Le grand auditorium n’a pas tardé à s’animer. Des masterclass ouvertes aux étudiants et au public sont organisées en partenariat avec des institutions étrangères. La violoniste marocaine Mounia Rizkallah, forte de plus de vingt ans d’expérience à l’Opéra de Berlin, y a donné une session remarquée.
Cette semaine, c’est le compositeur italien Damiano Giurano qui a pris le relais. Dans une déclaration pour Le360, cet enseignant universitaire s’est réjoui de voir au Maroc un établissement du calibre de l’INSMAC où les étudiants y apprennent l’art musical dans une belle atmosphère et dans des conditions optimales.
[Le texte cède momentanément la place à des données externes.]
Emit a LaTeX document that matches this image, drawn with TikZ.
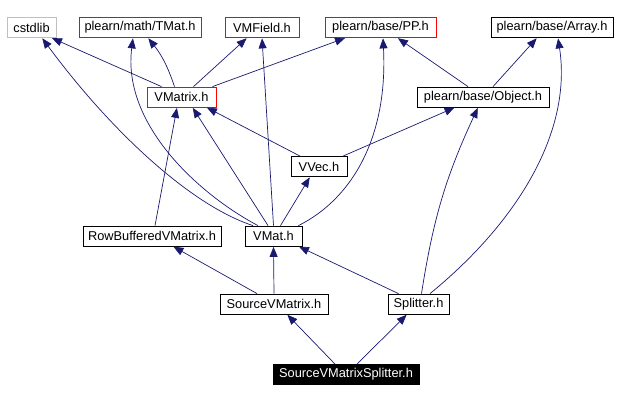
\documentclass[tikz,border=0pt]{standalone}
\usepackage{fontspec}
\setmainfont{Liberation Sans}
\usetikzlibrary{arrows.meta}
\definecolor{edgeblue}{RGB}{25,25,112}
\definecolor{frame}{RGB}{191,191,191}

\begin{document}
\begin{tikzpicture}[x=1pt, y=-1pt,
    file/.style={draw, line width=0.8pt, minimum height=20pt, inner xsep=0pt, inner ysep=0pt, font=\fontsize{12.8}{14}\selectfont},
    redfile/.style={file, draw=red},
    extfile/.style={file, draw=frame},
    curfile/.style={file, fill=black, text=white},
    dep/.style={draw=edgeblue, line width=0.7pt, -{Triangle[length=10pt, width=8pt]}, shorten >=0.5pt}]
                \useasboundingbox (0,0) rectangle (618,401);
                \node[extfile, minimum width=49pt] (cstdlib) at (31.5, 27.5) {cstdlib};
                \node[redfile, minimum width=122pt] (tmat) at (140, 27.5) {plearn/math/TMat.h};
                \node[redfile, minimum width=74pt] (vmfield) at (262, 27.5) {VMField.h};
                \node[redfile, minimum width=111pt] (pp) at (380.5, 27.5) {plearn/base/PP.h};
                \node[file, minimum width=122pt] (array) at (552, 27.5) {plearn/base/Array.h};
                \node[redfile, minimum width=69pt] (vmatrix) at (181.5, 97) {VMatrix.h};
                \node[file, minimum width=132pt] (object) at (483, 97) {plearn/base/Object.h};
                \node[file, minimum width=56pt] (vvec) at (319, 166.5) {VVec.h};
                \node[file, minimum width=138pt] (rowbuf) at (152, 236) {RowBufferedVMatrix.h};
                \node[file, minimum width=57pt] (vmat) at (273.5, 236) {VMat.h};
                \node[file, minimum width=108pt] (srcvm) at (274, 304) {SourceVMatrix.h};
                \node[file, minimum width=61pt] (splitter) at (418.5, 304) {Splitter.h};
                \node[curfile, minimum width=146pt] (svms) at (346, 374.5) {SourceVMatrixSplitter.h};

                \draw[dep] ([xshift=-20pt]vmatrix.north) -- ([xshift=20pt]cstdlib.south);
                \draw[dep] ([xshift=-7pt]vmatrix.north) to[bend right=10] ([xshift=8pt]tmat.south);
                \draw[dep] ([xshift=12pt]vmatrix.north) -- ([xshift=-15pt]vmfield.south);
                \draw[dep] ([xshift=31pt]vmatrix.north) -- ([xshift=-35pt]pp.south);
                \draw[dep] ([xshift=-15pt]object.north) -- ([xshift=17pt]pp.south);
                \draw[dep] ([xshift=10pt]object.north) -- ([xshift=-15pt]array.south);
                \draw[dep] ([xshift=-19pt]vvec.north) -- ([xshift=25pt]vmatrix.south);
                \draw[dep] ([xshift=24pt]vvec.north) -- ([xshift=-28pt]object.south);
                \draw[dep] ([xshift=-20.5pt]vmat.north) .. controls (190,205) and (110,130) .. ([xshift=10.5pt]cstdlib.south);
                \draw[dep] ([xshift=-15.5pt]vmat.north) .. controls (200,195) and (122,125) .. ([xshift=-7pt]tmat.south);
                \draw[dep] ([xshift=-5.5pt]vmat.north) -- ([xshift=11pt]vmatrix.south);
                \draw[dep] (vmat.north) -- (vmfield.south);
                \draw[dep] ([xshift=7pt]vmat.north) -- ([xshift=-9pt]vvec.south);
                \draw[dep] ([xshift=-4pt]vmat.north east) .. controls (350,200) and (388,140) .. ([xshift=2.5pt]pp.south);
                \draw[dep] ([xshift=3pt]rowbuf.north) -- ([xshift=-4.5pt]vmatrix.south);
                \draw[dep] ([xshift=-17pt]srcvm.north) -- ([xshift=21pt]rowbuf.south);
                \draw[dep] (srcvm.north) -- (vmat.south);
                \draw[dep] ([xshift=-20pt]splitter.north) -- ([xshift=25pt]vmat.south);
                \draw[dep] ([xshift=3pt]splitter.north) to[bend left=8] ([xshift=-5pt]object.south);
                \draw[dep] ([xshift=11.5pt]splitter.north) .. controls (520,220) and (572,130) .. ([xshift=6pt]array.south);
                \draw[dep] ([xshift=-11pt]svms.north) -- ([xshift=13pt]srcvm.south);
                \draw[dep] ([xshift=11pt]svms.north) -- ([xshift=-11.5pt]splitter.south);
            \end{tikzpicture}
\end{document}
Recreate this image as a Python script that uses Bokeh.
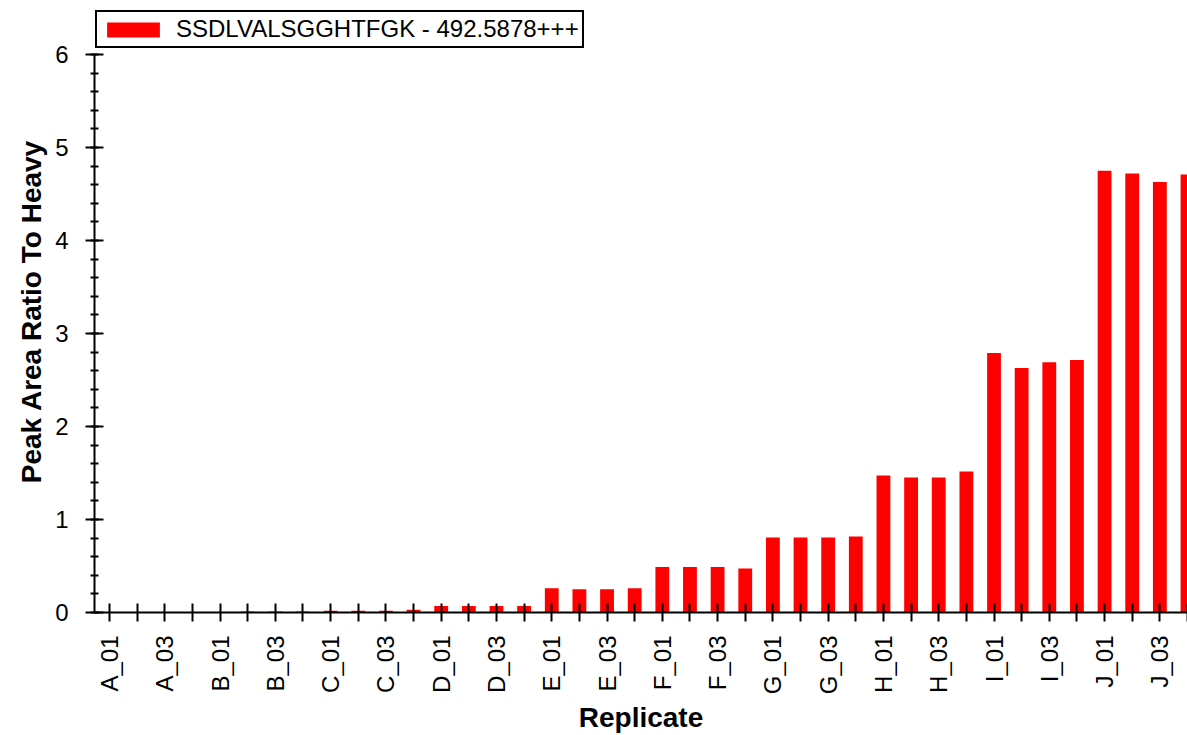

Un tournant pour la scène artistique marocaine
L’ouverture de l’INSMAC consacre un véritable changement de paradigme dans l’enseignement artistique au Maroc. Jusqu’à présent, les musiciens et danseurs marocains n’avaient d’autre choix que de se tourner vers des écoles privées, des conservatoires aux moyens limités ou l’apprentissage en autodidacte. Pour les étudiants de cette première cohorte, la portée symbolique est considérable: obtenir une reconnaissance universitaire tout en vivant pleinement leur art au quotidien. Quant au milieu culturel, il y voit l’amorce d’une nouvelle génération d’artistes, de chercheurs et de créateurs, porteurs d’un savoir académique et d’une sensibilité capable de nourrir et de transmettre l’excellence artistique aux générations à venir.